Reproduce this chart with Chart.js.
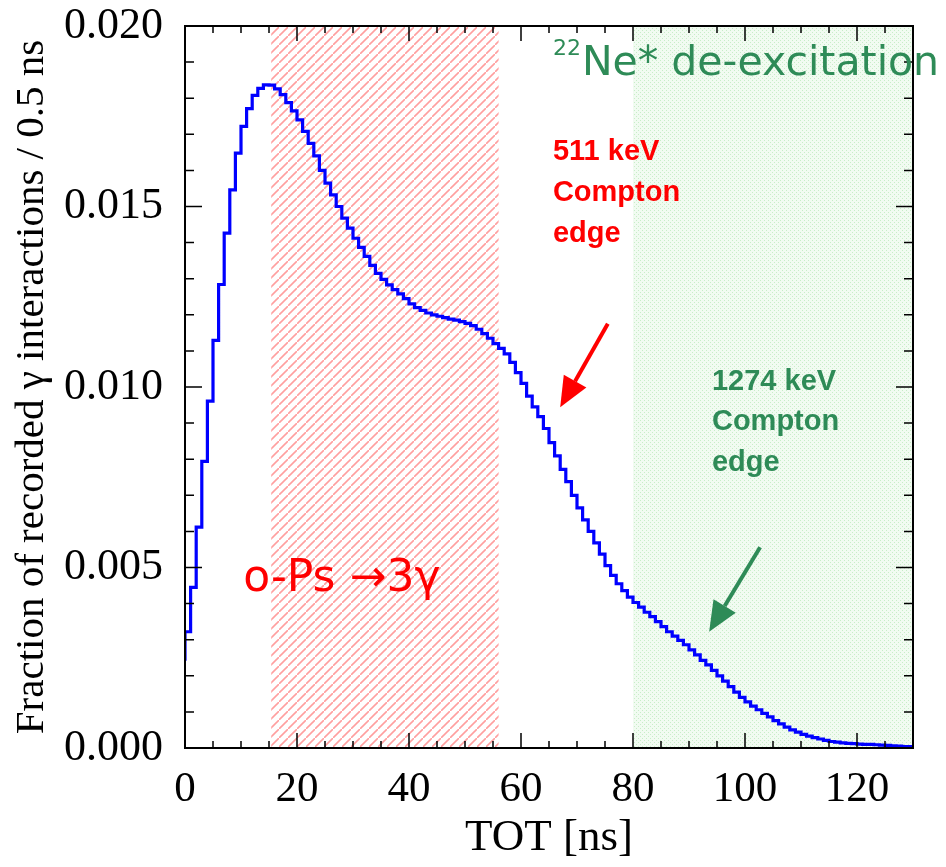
<!DOCTYPE html>
<html>
<head>
<meta charset="utf-8">
<script src="https://cdn.jsdelivr.net/npm/chart.js@4.4.1/dist/chart.umd.min.js"></script>
<style>
  html, body { margin: 0; padding: 0; background: #fff; }
  #wrap { width: 946px; height: 867px; }
</style>
</head>
<body>
<div id="wrap"><canvas id="tot"></canvas></div>
<script>
// TOT spectrum, 1 ns bins from 0 to 130 ns
const binWidth = 1;
const fraction = [
  0.00242, 0.00322, 0.00445, 0.00612, 0.00794, 0.00961, 0.01129, 0.01284, 0.01426, 0.01546,
  0.01648, 0.01722, 0.01771, 0.01808, 0.01827, 0.01837, 0.01836, 0.01826, 0.01810, 0.01788,
  0.01765, 0.01740, 0.01708, 0.01675, 0.01640, 0.01600, 0.01565, 0.01532, 0.01500, 0.01468,
  0.01440, 0.01412, 0.01387, 0.01362, 0.01337, 0.01315, 0.01298, 0.01283, 0.01270, 0.01258,
  0.01245, 0.01230, 0.01220, 0.01212, 0.01205, 0.01200, 0.01196, 0.01192, 0.01188, 0.01185,
  0.01181, 0.01176, 0.01170, 0.01160, 0.01148, 0.01135, 0.01120, 0.01107, 0.01092, 0.01068,
  0.01040, 0.01010, 0.00975, 0.00945, 0.00918, 0.00885, 0.00846, 0.00809, 0.00772, 0.00738,
  0.00700, 0.00665, 0.00632, 0.00600, 0.00568, 0.00537, 0.00505, 0.00478, 0.00455, 0.00436,
  0.00418, 0.00403, 0.00390, 0.00376, 0.00364, 0.00350, 0.00336, 0.00322, 0.00310, 0.00298,
  0.00286, 0.00272, 0.00258, 0.00243, 0.00230, 0.00215, 0.00200, 0.00185, 0.00170, 0.00155,
  0.00140, 0.00128, 0.00116, 0.00106, 0.00096, 0.00086, 0.00076, 0.00067, 0.00058, 0.00050,
  0.00044, 0.00038, 0.00033, 0.00029, 0.00025, 0.00021, 0.00018, 0.00016, 0.00014, 0.00013,
  0.00012, 0.00011, 0.00010, 0.00010, 0.00009, 0.00008, 0.00007, 0.00006, 0.00005, 0.00004
];
const xTicks = [0, 20, 40, 60, 80, 100, 120];
const yTicks = [0, 0.005, 0.010, 0.015, 0.020];
const oPsRange = [15.4, 56];   // o-Ps -> 3 gamma window [ns]
const neRange = [80, 130];     // 22Ne* de-excitation window [ns]

// step points: left edge of each bin, plus closing edge
const points = fraction.map((v, i) => ({ x: i * binWidth, y: v }));
points.push({ x: fraction.length * binWidth, y: fraction[fraction.length - 1] });

function makeHatch() {
  const c = document.createElement('canvas');
  c.width = 9; c.height = 9;
  const g = c.getContext('2d');
  g.strokeStyle = 'rgba(255,80,80,0.55)';
  g.lineWidth = 1.6;
  g.beginPath();
  g.moveTo(-1, 10); g.lineTo(10, -1);
  g.stroke();
  return g.createPattern(c, 'repeat');
}

function makeDots() {
  const c = document.createElement('canvas');
  c.width = 4; c.height = 4;
  const g = c.getContext('2d');
  g.fillStyle = 'rgba(232,248,232,0.6)';
  g.fillRect(0, 0, 4, 4);
  g.fillStyle = 'rgba(150,220,150,0.45)';
  g.fillRect(0, 0, 1, 1);
  g.fillRect(2, 2, 1, 1);
  return g.createPattern(c, 'repeat');
}

function arrow(ctx, x1, y1, x2, y2, color) {
  const a = Math.atan2(y2 - y1, x2 - x1);
  const head = 30, half = 13;
  const bx = x2 - head * Math.cos(a), by = y2 - head * Math.sin(a);
  ctx.strokeStyle = color;
  ctx.fillStyle = color;
  ctx.lineWidth = 4;
  ctx.beginPath();
  ctx.moveTo(x1, y1); ctx.lineTo(bx, by);
  ctx.stroke();
  ctx.beginPath();
  ctx.moveTo(x2, y2);
  ctx.lineTo(bx + half * Math.sin(a), by - half * Math.cos(a));
  ctx.lineTo(bx - half * Math.sin(a), by + half * Math.cos(a));
  ctx.closePath();
  ctx.fill();
}

const overlays = {
  id: 'overlays',
  beforeDatasetsDraw(chart) {
    const { ctx, chartArea: a, scales: { x } } = chart;
    ctx.save();
    ctx.fillStyle = makeDots();
    ctx.fillRect(x.getPixelForValue(neRange[0]), a.top, x.getPixelForValue(neRange[1]) - x.getPixelForValue(neRange[0]), a.bottom - a.top);
    ctx.fillStyle = makeHatch();
    ctx.fillRect(x.getPixelForValue(oPsRange[0]), a.top, x.getPixelForValue(oPsRange[1]) - x.getPixelForValue(oPsRange[0]), a.bottom - a.top);
    ctx.restore();
  },
  afterDatasetsDraw(chart) {
    const { ctx, chartArea: a, scales: { x, y } } = chart;
    const px = v => x.getPixelForValue(v);
    const py = v => y.getPixelForValue(v);
    ctx.save();

    // frame + inward ticks on all four sides
    ctx.strokeStyle = '#000';
    ctx.lineWidth = 2;
    ctx.strokeRect(a.left, a.top, a.right - a.left, a.bottom - a.top);
    ctx.lineWidth = 1.5;
    ctx.beginPath();
    for (let k = 0; k <= 26; k++) {
      const xp = px(k * 5), len = k % 4 === 0 ? 15 : 7;
      ctx.moveTo(xp, a.bottom); ctx.lineTo(xp, a.bottom - len);
      ctx.moveTo(xp, a.top); ctx.lineTo(xp, a.top + len);
    }
    for (let k = 0; k <= 20; k++) {
      const yp = py(k * 0.001), len = k % 5 === 0 ? 17 : 9;
      ctx.moveTo(a.left, yp); ctx.lineTo(a.left + len, yp);
      ctx.moveTo(a.right, yp); ctx.lineTo(a.right - len, yp);
    }
    ctx.stroke();

    // annotations
    ctx.textBaseline = 'middle';
    ctx.textAlign = 'left';
    ctx.fillStyle = '#ff0000';
    ctx.font = '44px "DejaVu Sans"';
    ctx.fillText('o-Ps \u21923\u03b3', px(10.4), py(0.00467));

    ctx.fillStyle = '#2e8b57';
    ctx.font = '22px "DejaVu Sans"';
    ctx.fillText('22', px(65.7), py(0.01935));
    const w22 = ctx.measureText('22').width;
    ctx.font = '41px "DejaVu Sans"';
    ctx.fillText('Ne* de-excitation', px(65.7) + w22 + 1, py(0.01895));

    ctx.font = 'bold 29px "Liberation Sans"';
    ctx.fillStyle = '#ff0000';
    ['511 keV', 'Compton', 'edge'].forEach((t, i) => ctx.fillText(t, px(65.7), py(0.0165 - i * 0.00113)));
    ctx.fillStyle = '#2e8b57';
    ['1274 keV', 'Compton', 'edge'].forEach((t, i) => ctx.fillText(t, px(94.1), py(0.01015 - i * 0.00113)));

    arrow(ctx, px(75.5), py(0.01175), px(67), py(0.00944), '#ff0000');
    arrow(ctx, px(102.7), py(0.00556), px(93.6), py(0.00322), '#2e8b57');
    ctx.restore();
  }
};

new Chart(document.getElementById('tot'), {
  type: 'line',
  data: {
    datasets: [{
      data: points,
      stepped: 'after',
      borderColor: '#0000ff',
      borderWidth: 3.2,
      pointRadius: 0,
      fill: false
    }]
  },
  options: {
    responsive: true,
    maintainAspectRatio: false,
    animation: false,
    layout: { padding: { left: 0, right: 33, top: 26, bottom: 0 } },
    plugins: { legend: { display: false }, tooltip: { enabled: false } },
    scales: {
      x: {
        type: 'linear', min: 0, max: 130,
        afterBuildTicks: s => { s.ticks = xTicks.map(v => ({ value: v })); },
        afterFit: s => { s.height = 119; },
        grid: { display: false },
        border: { display: false },
        ticks: { color: '#000', font: { family: 'Liberation Serif', size: 43 }, padding: 8, maxRotation: 0 },
        title: { display: true, text: 'TOT [ns]', color: '#000', font: { family: 'Liberation Serif', size: 45 }, padding: { top: 0, bottom: 2 } }
      },
      y: {
        min: 0, max: 0.02,
        afterBuildTicks: s => { s.ticks = yTicks.map(v => ({ value: v })); },
        afterFit: s => { s.width = 185; s.paddingTop = 0; s.paddingBottom = 0; },
        grid: { display: false },
        border: { display: false },
        ticks: { color: '#000', font: { family: 'Liberation Serif', size: 44 }, padding: 14, callback: v => v.toFixed(3) },
        title: { display: true, text: 'Fraction of recorded \u03b3 interactions / 0.5 ns', color: '#000', font: { family: 'Liberation Serif', size: 41 }, padding: { top: 8, bottom: 0 } }
      }
    }
  },
  plugins: [overlays]
});
</script>
</body>
</html>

........

EXERCISE AIM
The lines from the start of the data through the line that contains "x: fraction.length *" are to be returned exactly, please, with both ends included and every picture left out.

TASK ANSWER
Reproduce this chart with Chart.js.
<!DOCTYPE html>
<html>
<head>
<meta charset="utf-8">
<script src="https://cdn.jsdelivr.net/npm/chart.js@4.4.1/dist/chart.umd.min.js"></script>
<style>
  html, body { margin: 0; padding: 0; background: #fff; }
  #wrap { width: 946px; height: 867px; }
</style>
</head>
<body>
<div id="wrap"><canvas id="tot"></canvas></div>
<script>
// TOT spectrum, 1 ns bins from 0 to 130 ns
const binWidth = 1;
const fraction = [
  0.00242, 0.00322, 0.00445, 0.00612, 0.00794, 0.00961, 0.01129, 0.01284, 0.01426, 0.01546,
  0.01648, 0.01722, 0.01771, 0.01808, 0.01827, 0.01837, 0.01836, 0.01826, 0.01810, 0.01788,
  0.01765, 0.01740, 0.01708, 0.01675, 0.01640, 0.01600, 0.01565, 0.01532, 0.01500, 0.01468,
  0.01440, 0.01412, 0.01387, 0.01362, 0.01337, 0.01315, 0.01298, 0.01283, 0.01270, 0.01258,
  0.01245, 0.01230, 0.01220, 0.01212, 0.01205, 0.01200, 0.01196, 0.01192, 0.01188, 0.01185,
  0.01181, 0.01176, 0.01170, 0.01160, 0.01148, 0.01135, 0.01120, 0.01107, 0.01092, 0.01068,
  0.01040, 0.01010, 0.00975, 0.00945, 0.00918, 0.00885, 0.00846, 0.00809, 0.00772, 0.00738,
  0.00700, 0.00665, 0.00632, 0.00600, 0.00568, 0.00537, 0.00505, 0.00478, 0.00455, 0.00436,
  0.00418, 0.00403, 0.00390, 0.00376, 0.00364, 0.00350, 0.00336, 0.00322, 0.00310, 0.00298,
  0.00286, 0.00272, 0.00258, 0.00243, 0.00230, 0.00215, 0.00200, 0.00185, 0.00170, 0.00155,
  0.00140, 0.00128, 0.00116, 0.00106, 0.00096, 0.00086, 0.00076, 0.00067, 0.00058, 0.00050,
  0.00044, 0.00038, 0.00033, 0.00029, 0.00025, 0.00021, 0.00018, 0.00016, 0.00014, 0.00013,
  0.00012, 0.00011, 0.00010, 0.00010, 0.00009, 0.00008, 0.00007, 0.00006, 0.00005, 0.00004
];
const xTicks = [0, 20, 40, 60, 80, 100, 120];
const yTicks = [0, 0.005, 0.010, 0.015, 0.020];
const oPsRange = [15.4, 56];   // o-Ps -> 3 gamma window [ns]
const neRange = [80, 130];     // 22Ne* de-excitation window [ns]

// step points: left edge of each bin, plus closing edge
const points = fraction.map((v, i) => ({ x: i * binWidth, y: v }));
points.push({ x: fraction.length * binWidth, y: fraction[fraction.length - 1] });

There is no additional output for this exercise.